# Problem description:
Return every line below as is, leaving out the pictures.

____

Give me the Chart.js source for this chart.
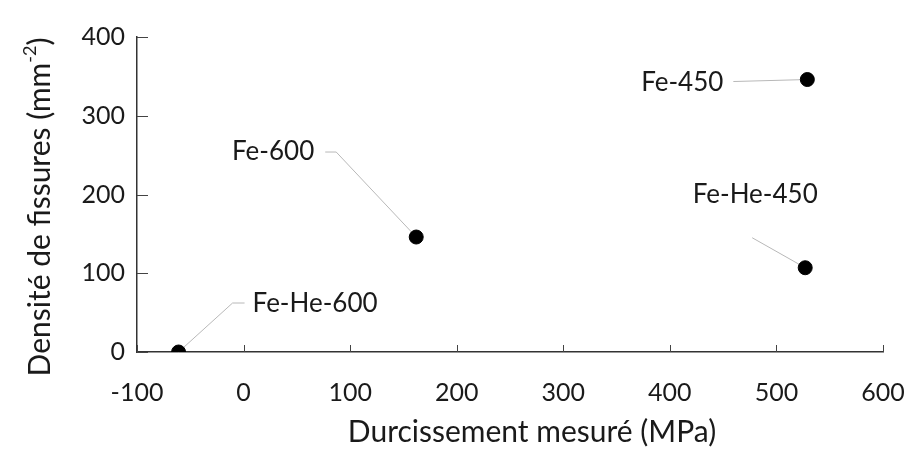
<!DOCTYPE html>
<html>
<head>
<meta charset="utf-8">
<script src="https://cdn.jsdelivr.net/npm/chart.js@4/dist/chart.umd.min.js"></script>
<style>
	html, body { margin: 0; padding: 0; background: #fff; }
	#wrap { width: 911px; height: 455px; position: relative; }
</style>
</head>
<body>
<div id="wrap"><canvas id="myChart"></canvas></div>
<script>
const sampleNames = ["Fe-He-600", "Fe-600", "Fe-450", "Fe-He-450"];
const hardening = [-61, 162, 529, 527];      // MPa
const crackDensity = [0, 146, 346, 107];     // mm-2
const xTicks = [-100, 0, 100, 200, 300, 400, 500, 600];
const yTicks = [0, 100, 200, 300, 400];

const FONT = "Lato, 'Open Sans', sans-serif";
const INK = "#1a1a1a";

// where each label sits relative to its point (pixels), and its leader line
const labelLayout = [
	{ dx: 74, dy: -48, align: "left", line: [[54, -49], [66, -49]] },
	{ dx: -102, dy: -85, align: "right", line: [[-80, -85], [-91, -85]] },
	{ dx: -84, dy: 3, align: "right", line: [[-74, 2]] },
	{ dx: -50, dy: -73, align: "center", line: [[-53, -30]] }
];

const points = hardening.map((x, i) => ({ x: x, y: crackDensity[i] }));

const decorPlugin = {
	id: "decor",
	beforeDatasetsDraw(chart) {
		const ctx = chart.ctx;
		const meta = chart.getDatasetMeta(0);
		ctx.save();
		ctx.strokeStyle = "#b8b8b8";
		ctx.lineWidth = 1;
		meta.data.forEach((pt, i) => {
			const lay = labelLayout[i];
			ctx.beginPath();
			ctx.moveTo(pt.x, pt.y);
			for (const seg of lay.line) {
				ctx.lineTo(pt.x + seg[0], pt.y + seg[1]);
			}
			ctx.stroke();
		});
		ctx.restore();
	},
	afterDraw(chart) {
		const ctx = chart.ctx;
		const area = chart.chartArea;
		const xs = chart.scales.x;
		const ys = chart.scales.y;
		ctx.save();

		// inward tick marks
		ctx.strokeStyle = "#444";
		ctx.lineWidth = 1;
		ctx.beginPath();
		for (const v of xTicks) {
			const px = Math.round(xs.getPixelForValue(v)) + 0.5;
			ctx.moveTo(px, area.bottom);
			ctx.lineTo(px, area.bottom - 7);
		}
		for (const v of yTicks) {
			const py = Math.round(ys.getPixelForValue(v)) + 0.5;
			ctx.moveTo(area.left, py);
			ctx.lineTo(area.left + 11, py);
		}
		ctx.stroke();

		// point labels
		const meta = chart.getDatasetMeta(0);
		ctx.fillStyle = INK;
		ctx.font = "26px " + FONT;
		ctx.textBaseline = "middle";
		meta.data.forEach((pt, i) => {
			const lay = labelLayout[i];
			ctx.textAlign = lay.align;
			ctx.fillText(sampleNames[i], pt.x + lay.dx, pt.y + lay.dy);
		});

		// x title
		ctx.textAlign = "center";
		ctx.font = "30px " + FONT;
		ctx.fillText("Durcissement mesuré (MPa)", 532, 432);

		// y title with superscript
		ctx.translate(40, 207);
		ctx.rotate(-Math.PI / 2);
		const main = "Densité de fissures (mm";
		const sup = "-2";
		const close = ")";
		ctx.font = "30px " + FONT;
		const wMain = ctx.measureText(main).width;
		const wClose = ctx.measureText(close).width;
		ctx.font = "18px " + FONT;
		const wSup = ctx.measureText(sup).width;
		let x0 = -(wMain + wSup + wClose) / 2;
		ctx.textAlign = "left";
		ctx.font = "30px " + FONT;
		ctx.fillText(main, x0, 0);
		ctx.font = "18px " + FONT;
		ctx.fillText(sup, x0 + wMain, -10);
		ctx.font = "30px " + FONT;
		ctx.fillText(close, x0 + wMain + wSup, 0);
		ctx.restore();
	}
};

new Chart("myChart", {
	type: "scatter",
	data: {
		datasets: [{
			data: points,
			backgroundColor: "#000",
			borderColor: "#000",
			pointRadius: 7,
			pointHoverRadius: 7
		}]
	},
	options: {
		responsive: true,
		maintainAspectRatio: false,
		animation: false,
		events: [],
		layout: { padding: { top: 37, right: 28, left: 0, bottom: 0 } },
		plugins: {
			legend: { display: false },
			tooltip: { enabled: false }
		},
		scales: {
			x: {
				type: "linear",
				min: -100,
				max: 600,
				afterBuildTicks: (scale) => { scale.ticks = xTicks.map(v => ({ value: v })); },
				afterFit: (scale) => {
					scale.height = 103;
					scale.paddingLeft = 0;
					scale.paddingRight = 0;
				},
				grid: { display: false, drawTicks: false },
				border: { display: true, color: "#333", width: 1.5 },
				ticks: { color: INK, font: { family: FONT, size: 25 }, padding: 26 }
			},
			y: {
				type: "linear",
				min: 0,
				max: 400,
				afterBuildTicks: (scale) => { scale.ticks = yTicks.map(v => ({ value: v })); },
				afterFit: (scale) => {
					scale.width = 137;
					scale.paddingTop = 0;
					scale.paddingBottom = 0;
				},
				grid: { display: false, drawTicks: false },
				border: { display: true, color: "#333", width: 1.5 },
				ticks: { color: INK, font: { family: FONT, size: 25 }, padding: 12 }
			}
		}
	},
	plugins: [decorPlugin]
});
</script>
</body>
</html>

____

# Complete output:
Give me the Chart.js source for this chart.
<!DOCTYPE html>
<html>
<head>
<meta charset="utf-8">
<script src="https://cdn.jsdelivr.net/npm/chart.js@4/dist/chart.umd.min.js"></script>
<style>
	html, body { margin: 0; padding: 0; background: #fff; }
	#wrap { width: 911px; height: 455px; position: relative; }
</style>
</head>
<body>
<div id="wrap"><canvas id="myChart"></canvas></div>
<script>
const sampleNames = ["Fe-He-600", "Fe-600", "Fe-450", "Fe-He-450"];
const hardening = [-61, 162, 529, 527];      // MPa
const crackDensity = [0, 146, 346, 107];     // mm-2
const xTicks = [-100, 0, 100, 200, 300, 400, 500, 600];
const yTicks = [0, 100, 200, 300, 400];

const FONT = "Lato, 'Open Sans', sans-serif";
const INK = "#1a1a1a";

// where each label sits relative to its point (pixels), and its leader line
const labelLayout = [
	{ dx: 74, dy: -48, align: "left", line: [[54, -49], [66, -49]] },
	{ dx: -102, dy: -85, align: "right", line: [[-80, -85], [-91, -85]] },
	{ dx: -84, dy: 3, align: "right", line: [[-74, 2]] },
	{ dx: -50, dy: -73, align: "center", line: [[-53, -30]] }
];

const points = hardening.map((x, i) => ({ x: x, y: crackDensity[i] }));

const decorPlugin = {
	id: "decor",
	beforeDatasetsDraw(chart) {
		const ctx = chart.ctx;
		const meta = chart.getDatasetMeta(0);
		ctx.save();
		ctx.strokeStyle = "#b8b8b8";
		ctx.lineWidth = 1;
		meta.data.forEach((pt, i) => {
			const lay = labelLayout[i];
			ctx.beginPath();
			ctx.moveTo(pt.x, pt.y);
			for (const seg of lay.line) {
				ctx.lineTo(pt.x + seg[0], pt.y + seg[1]);
			}
			ctx.stroke();
		});
		ctx.restore();
	},
	afterDraw(chart) {
		const ctx = chart.ctx;
		const area = chart.chartArea;
		const xs = chart.scales.x;
		const ys = chart.scales.y;
		ctx.save();

		// inward tick marks
		ctx.strokeStyle = "#444";
		ctx.lineWidth = 1;
		ctx.beginPath();
		for (const v of xTicks) {
			const px = Math.round(xs.getPixelForValue(v)) + 0.5;
			ctx.moveTo(px, area.bottom);
			ctx.lineTo(px, area.bottom - 7);
		}
		for (const v of yTicks) {
			const py = Math.round(ys.getPixelForValue(v)) + 0.5;
			ctx.moveTo(area.left, py);
			ctx.lineTo(area.left + 11, py);
		}
		ctx.stroke();

		// point labels
		const meta = chart.getDatasetMeta(0);
		ctx.fillStyle = INK;
		ctx.font = "26px " + FONT;
		ctx.textBaseline = "middle";
		meta.data.forEach((pt, i) => {
			const lay = labelLayout[i];
			ctx.textAlign = lay.align;
			ctx.fillText(sampleNames[i], pt.x + lay.dx, pt.y + lay.dy);
		});

		// x title
		ctx.textAlign = "center";
		ctx.font = "30px " + FONT;
		ctx.fillText("Durcissement mesuré (MPa)", 532, 432);

		// y title with superscript
		ctx.translate(40, 207);
		ctx.rotate(-Math.PI / 2);
		const main = "Densité de fissures (mm";
		const sup = "-2";
		const close = ")";
		ctx.font = "30px " + FONT;
		const wMain = ctx.measureText(main).width;
		const wClose = ctx.measureText(close).width;
		ctx.font = "18px " + FONT;
		const wSup = ctx.measureText(sup).width;
		let x0 = -(wMain + wSup + wClose) / 2;
		ctx.textAlign = "left";
		ctx.font = "30px " + FONT;
		ctx.fillText(main, x0, 0);
		ctx.font = "18px " + FONT;
		ctx.fillText(sup, x0 + wMain, -10);
		ctx.font = "30px " + FONT;
		ctx.fillText(close, x0 + wMain + wSup, 0);
		ctx.restore();
	}
};

new Chart("myChart", {
	type: "scatter",
	data: {
		datasets: [{
			data: points,
			backgroundColor: "#000",
			borderColor: "#000",
			pointRadius: 7,
			pointHoverRadius: 7
		}]
	},
	options: {
		responsive: true,
		maintainAspectRatio: false,
		animation: false,
		events: [],
		layout: { padding: { top: 37, right: 28, left: 0, bottom: 0 } },
		plugins: {
			legend: { display: false },
			tooltip: { enabled: false }
		},
		scales: {
			x: {
				type: "linear",
				min: -100,
				max: 600,
				afterBuildTicks: (scale) => { scale.ticks = xTicks.map(v => ({ value: v })); },
				afterFit: (scale) => {
					scale.height = 103;
					scale.paddingLeft = 0;
					scale.paddingRight = 0;
				},
				grid: { display: false, drawTicks: false },
				border: { display: true, color: "#333", width: 1.5 },
				ticks: { color: INK, font: { family: FONT, size: 25 }, padding: 26 }
			},
			y: {
				type: "linear",
				min: 0,
				max: 400,
				afterBuildTicks: (scale) => { scale.ticks = yTicks.map(v => ({ value: v })); },
				afterFit: (scale) => {
					scale.width = 137;
					scale.paddingTop = 0;
					scale.paddingBottom = 0;
				},
				grid: { display: false, drawTicks: false },
				border: { display: true, color: "#333", width: 1.5 },
				ticks: { color: INK, font: { family: FONT, size: 25 }, padding: 12 }
			}
		}
	},
	plugins: [decorPlugin]
});
</script>
</body>
</html>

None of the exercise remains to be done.